How Hog's Head Brewing and Stu Chell once harkened a new era for Alberta beer
[Note (fall 2017): Hog's Head Brewing has since closed; this story precedes government legislation in December 2013 that paved the way for a massive expansion of the province's brewing industry.]
At about 9 o’clock on a December Monday morning, Stu Chell switches from coffee to beer.
He’s dressed a little like it’s still Saturday night, when he was playing a gig, drumming, with his band, Bonspiel: black jeans, skate shoes, ball cap covering shaggy dark hair, black T that exposes the portrait of the Clash’s Joe Strummer tattooed on his forearm.
He gives his beer – two or three ounces in a Mason jar – a sniff. Then he sips, slowly and thoughtfully.
It’s not just any beer. Chell (Culinary Arts ’06) doesn’t drink just any beer – especially in the work week’s earliest hours. This is a dark, fragrant brew called Death by Pumpkin.
Nor does he drink alone. With Chell, assistant brewer at Hog’s Head Brewing Company, is Bruce Sample, the head brewer who finds the cinnamon in their creation a tad strong.
“Which is good, because we’re trying to mask the nutmeg,” says Chell, who joined the company in fall 2012. “I’m getting a lot more of the ginger – it’s hiding but it’s there.”
This routine exercise in quality control might seem a perk.
For beer geeks everywhere, this routine exercise in quality control might seem a perk of being part of Alberta’s craft or microbrew industry, which lured Chell – a long-time lover of small-batch beers – away from cooking full time in Edmonton eateries, including Packrat Louie’s and Niche.
But, in this business, advantages tend to stop there.
Started in a St. Albert industrial park in March 2012, Hog’s Head is one of Alberta’s youngest microbreweries, making Amber’s and Roughneck varieties in addition to its own.
Workspace is tight: a narrow swath of floor winds around towering pallets of canned beer, bottling equipment, and silo-sized tanks that transform water, grain and yeast into a product that can draw nearly a billion dollars a year from Albertans’ pockets.

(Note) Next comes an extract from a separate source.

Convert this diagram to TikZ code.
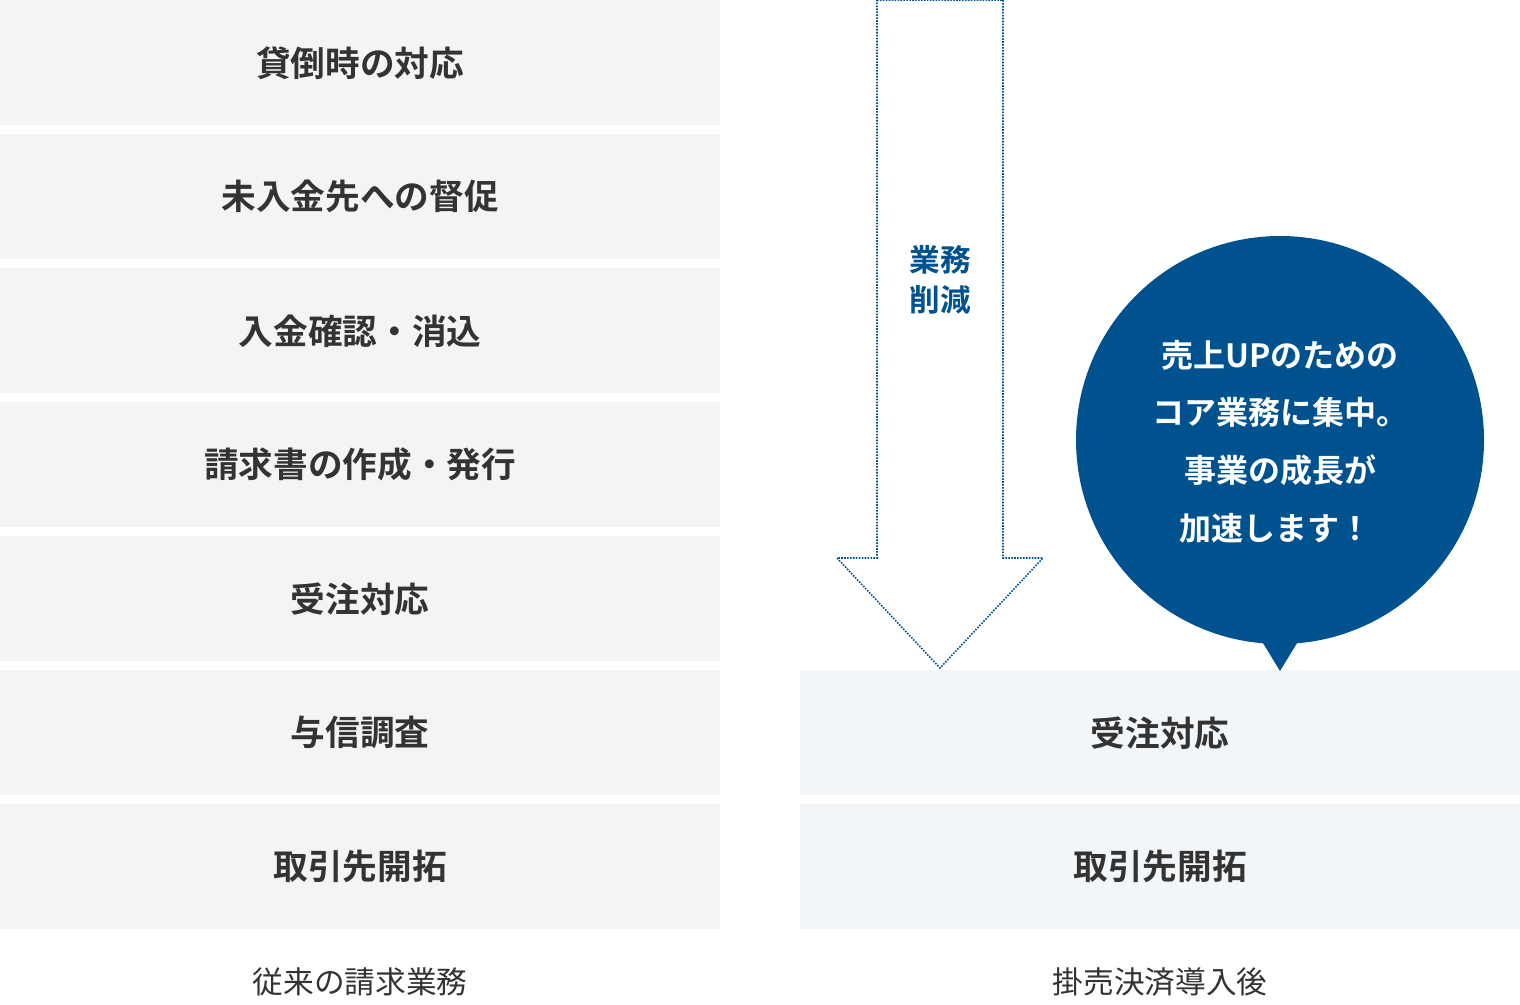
\documentclass[tikz,border=0pt]{standalone}
\usepackage{fontspec}
\setmainfont{Noto Sans CJK JP}[BoldFont={Noto Sans CJK JP Bold}]
\definecolor{gbox}{HTML}{F4F4F4}
\definecolor{bbox}{HTML}{F3F6F9}
\definecolor{navy}{HTML}{00528F}
\definecolor{txt}{HTML}{333333}
\begin{document}
\begin{tikzpicture}[x=0.75pt,y=-0.75pt,
  lbox/.style={fill=gbox,draw=none,minimum width=540pt,minimum height=93.75pt,inner sep=0,anchor=north west,font=\fontsize{26}{30}\selectfont\bfseries,text=txt},
  rbox/.style={lbox,fill=bbox},
  captxt/.style={font=\fontsize{23}{28}\selectfont,text=txt},
  btxt/.style={font=\fontsize{24}{30}\selectfont\bfseries,text=white,align=center}]
\useasboundingbox (0,0) rectangle (1520,1004);
\foreach \t [count=\i from 0] in {貸倒時の対応,未入金先への督促,入金確認・消込,請求書の作成・発行,受注対応,与信調査,取引先開拓}
  \node[lbox] (l\i) at (0,{\i*134}) {\t};
\node[rbox] (r1) at (800,670) {受注対応};
\node[rbox] (r2) at (800,804) {取引先開拓};
\node[captxt] (c1) at (360,982) {従来の請求業務};
\node[captxt] (c2) at (1160,982) {掛売決済導入後};
\draw[navy,densely dotted,line width=1.2pt] (877,0) -- (1003,0) -- (1003,558) -- (1043,558) -- (940,668) -- (837,558) -- (877,558) -- cycle;
\node[font=\fontsize{23}{30}\selectfont\bfseries,text=navy,align=center] (arr) at (940,280) {業務\\削減};
\fill[navy] (1280,440) circle[radius=204];
\fill[navy] (1255,630) -- (1305,630) -- (1280,671) -- cycle;
\node[btxt] (b1) at (1280,355) {売上UPのための};
\node[btxt] (b2) at (1280,412) {コア業務に集中。};
\node[btxt] (b3) at (1280,470) {事業の成長が};
\node[btxt] (b4) at (1275,528) {加速します！};
\end{tikzpicture}
\end{document}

Relatively little of that, however, has been directed toward homegrown operations. The market is dominated by large multinational brewers Molson Coors and Labatt and awash in imports, representing another tight squeeze for Hog’s Head and brewers like it, and making brewing the easy part.
The real challenge is convincing bars, liquor stores and, most importantly, drinkers that there’s nothing to fear about fancy beer.
Yet Chell is soberly optimistic. For the 27-year-old, what matters most is that he’s found his place in an Alberta industry he sees as having plenty of room to grow, and that, outfitted with an unconventional set of skills for a brewer, he’s in a unique position to help bring it along.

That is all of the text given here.